Neurochrome Modulus 686 Monoblock Amplifiers.
Apr 2024



I heard a pair of these at a local HiFi meeting and fell in love with them.
Sound familiar? It should, it was when I heard them hooked up to a pair of Canton CT-1000 Speakers.
There was definitely great synergy in this pairing, enough to make me want to own both items.


Neurochrome is the Brand owned by designer Tom Christiansen, who is based in Canada.
His products are available to the DIY community as a bag of parts, assembled modules, or for the less capable, as fully built products.

I could have ordered modules, a case and built them myself, but a chap called Joe Henry in the UK advertises Neurochrome Amps (and other kits) he will build for you.
The pair I initially heard were built by Joe, construction was to a very high standard and at a very reasonable price. It made sense to order ready made Amps from Joe.

The Modulus 686 is a class AB amplifier, each unit uses six LM3886es configured as a Bridge-Parallel power amplifier. Each 500VA power supply in my build, outputs +/- 34V and will deliver aprox 350w into my Canton 4ohm Speakers (220w into 8ohm).
Standard gain is 26dB (x20 Lin) with 2.0V sensitivity.

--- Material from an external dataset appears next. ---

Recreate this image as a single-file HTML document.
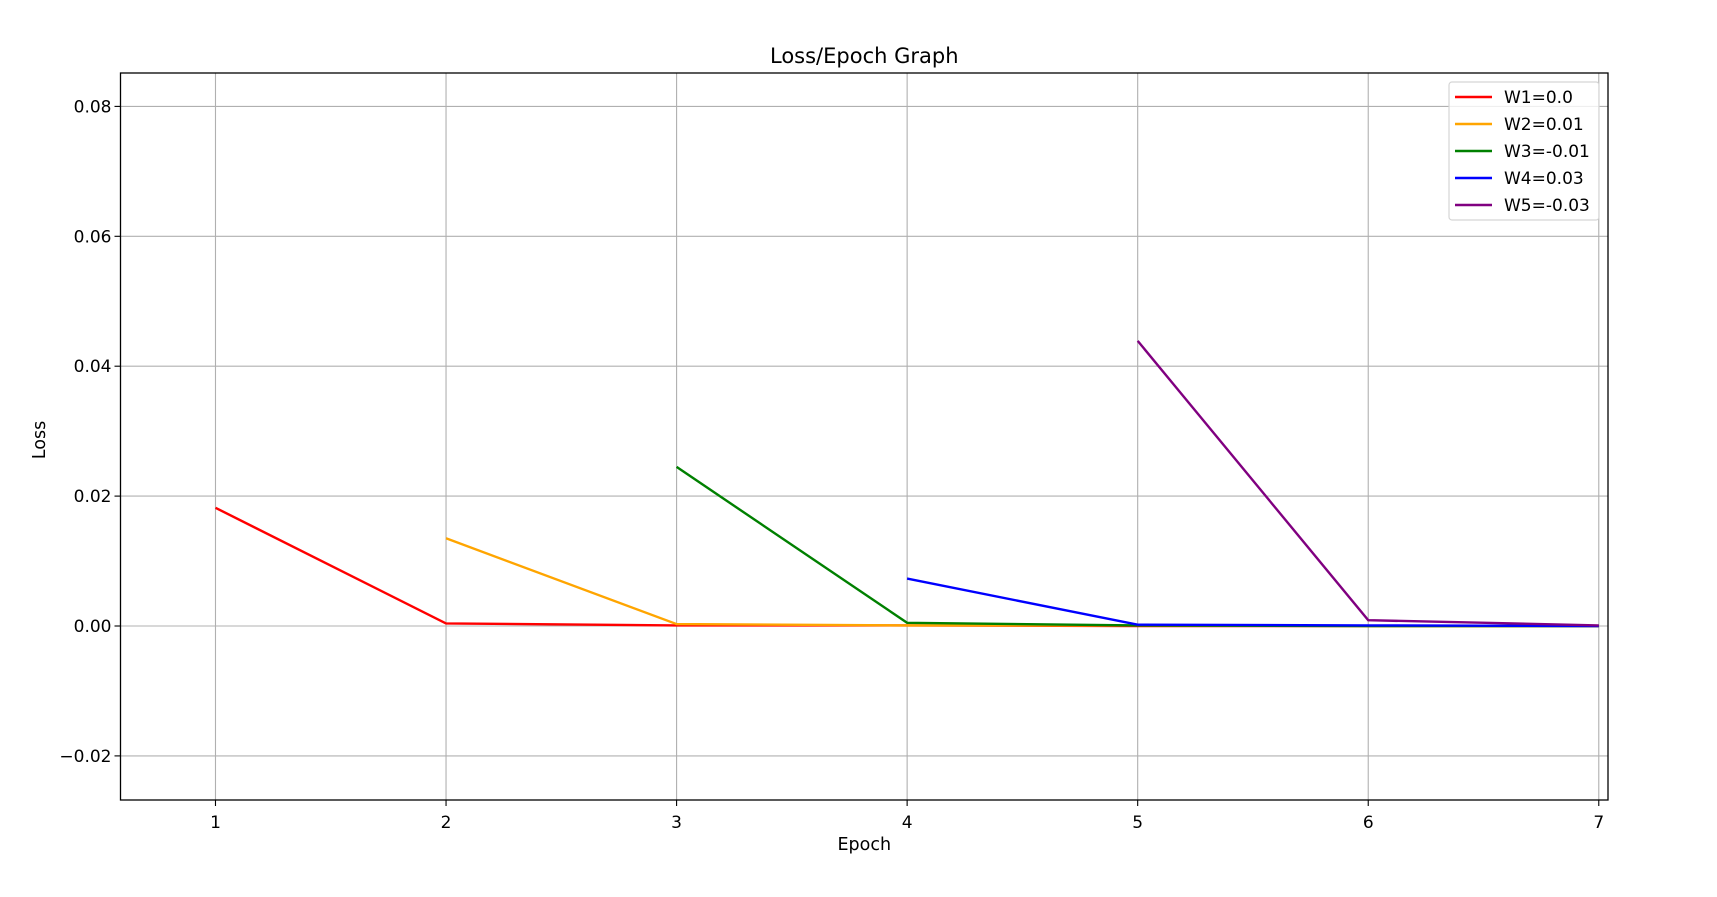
<!DOCTYPE html>
<html><head><meta charset="utf-8"><style>
body{margin:0;background:#fff}
svg{display:block;font-family:"DejaVu Sans","Liberation Sans",sans-serif}
</style></head><body>
<svg id="chart" width="1717" height="897">
<rect width="1717" height="897" fill="#fff"/>
<g id="grid"></g><g id="series"></g><g id="axes"></g>
</svg>
<script>
const epochs=[1,2,3,4,5,6,7];
const seriesNames=["W1=0.0","W2=0.01","W3=-0.01","W4=0.03","W5=-0.03"];
const seriesColors=["#ff0000","#ffa500","#008000","#0000ff","#800080"];
const w1=[0.0182,0.0004,0.0001,0.0001,0.0,0.0,0.0];
const w2=[null,0.0135,0.0003,0.0001,0.0001,0.0,0.0];
const w3=[null,null,0.0245,0.0005,0.0001,0.0,0.0];
const w4=[null,null,null,0.0073,0.0002,0.0001,0.0];
const w5=[null,null,null,null,0.0439,0.0009,0.0001];
const xTicks=[1,2,3,4,5,6,7];
const yTicks=[-0.02,0,0.02,0.04,0.06,0.08];
const yTickLabels=["\u22120.02","0.00","0.02","0.04","0.06","0.08"];
const allSeries=[w1,w2,w3,w4,w5];

const L=120.5,R=1608,T=73,B=800;
const xMin=0.588,xMax=7.04;
const xs=v=>L+(v-xMin)/(xMax-xMin)*(R-L);
const ys=v=>626-v/0.02*129.9;
const NS="http://www.w3.org/2000/svg";
function mk(parent,tag,attrs,text){const e=document.createElementNS(NS,tag);for(const k in attrs)e.setAttribute(k,attrs[k]);if(text!==undefined)e.textContent=text;document.getElementById(parent).appendChild(e);return e;}

xTicks.forEach(t=>{
 const g=mk("grid","line",{x1:xs(t),x2:xs(t),y1:T,y2:B,stroke:"#b0b0b0","stroke-width":1.1});
 
 
 const tk=mk("axes","line",{x1:xs(t),x2:xs(t),y1:B,y2:B+6,stroke:"#000","stroke-width":1.1});
 
 
 const tl=mk("axes","text",{x:xs(t),y:828,"text-anchor":"middle","font-size":17},String(t));
 
 
});
yTicks.forEach((t,i)=>{
 const g=mk("grid","line",{x1:L,x2:R,y1:ys(t),y2:ys(t),stroke:"#b0b0b0","stroke-width":1.1});
 
 
 const tk=mk("axes","line",{x1:L-6,x2:L,y1:ys(t),y2:ys(t),stroke:"#000","stroke-width":1.1});
 
 
 const tl=mk("axes","text",{x:L-9,y:ys(t)+6,"text-anchor":"end","font-size":17},yTickLabels[i]);
 
 
});
allSeries.forEach((s,si)=>{
 let pts=[];
 s.forEach((v,i)=>{if(v!==null)pts.push(xs(epochs[i]).toFixed(1)+","+ys(v).toFixed(1));});
 const p=mk("series","polyline",{points:pts.join(" "),fill:"none",stroke:seriesColors[si],"stroke-width":2.4});
 
 
});
const fr=mk("axes","rect",{x:L,y:T,width:R-L,height:B-T,fill:"none",stroke:"#000","stroke-width":1.3});


const ti=mk("axes","text",{x:(L+R)/2,y:63,"text-anchor":"middle","font-size":21},"Loss/Epoch Graph");


const xl=mk("axes","text",{x:(L+R)/2,y:850,"text-anchor":"middle","font-size":17.5},"Epoch");


const yl=mk("axes","text",{x:0,y:0,"text-anchor":"middle","font-size":17.5,transform:"translate(45,440) rotate(-90)"},"Loss");


const lb=mk("axes","rect",{x:1449,y:82,width:150,height:138,rx:3,fill:"#fff","fill-opacity":0.8,stroke:"#d5d5d5","stroke-width":1.2});


seriesNames.forEach((n,i)=>{
 const y=97+i*27;
 const ln=mk("axes","line",{x1:1455,x2:1492,y1:y,y2:y,stroke:seriesColors[i],"stroke-width":2.4});
 
 
 const tx=mk("axes","text",{x:1504,y:y+6,"font-size":17},n);
 
 
});
</script>
</body></html>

The following are pictures of my amplifiers, while under construction.




With this build, a group of four hefty capacitors are used in each power supply, totaling 188,000uF in each amp.





Each toroidal transformer is 500VA.





Speaker protection circuitry is included in this build, but no soft start module, its not needed. I never get any kind of noise when powering up/down.





My units going through a final soak test.





The Amps are a fully differential balanced design, with just an XLR input, a pair of binding posts and a mains input socket on each rear panel.





The front is even simpler, with just an illuminated on/off push button switch.






And here they are after collection, I need to make a pair of speaker stands now, so they can sit under each speaker.






This is R19, a surface mount resistor of 1kohm value used to set the amplifier gain.
I removed it from each of the Amps.
Removing this resistor reduces the Amplifiers gain to 20dB (x10 Lin) with a sensitivity of 4.0V.
This gives a better overall gain structure, while lowering the Amps already low noise floor, even further. It's a recommended upgrade by the Amplifiers designer, Tom Christiansen, when your not concerned about complying with THX gain requirements, which I'm not.
Its a fiddly thing to remove, but it's a free upgrade.
I found it gave an even clearer window into the music.
In my set up, the lower mids and upper bass became fuller and richer.
I'm guessing this is because my Pass Labs Pre Amp, is now contributing more toward the total gain and its character is having more effect on the sound.

This really is a cracking amplifier/speaker set up and my end game.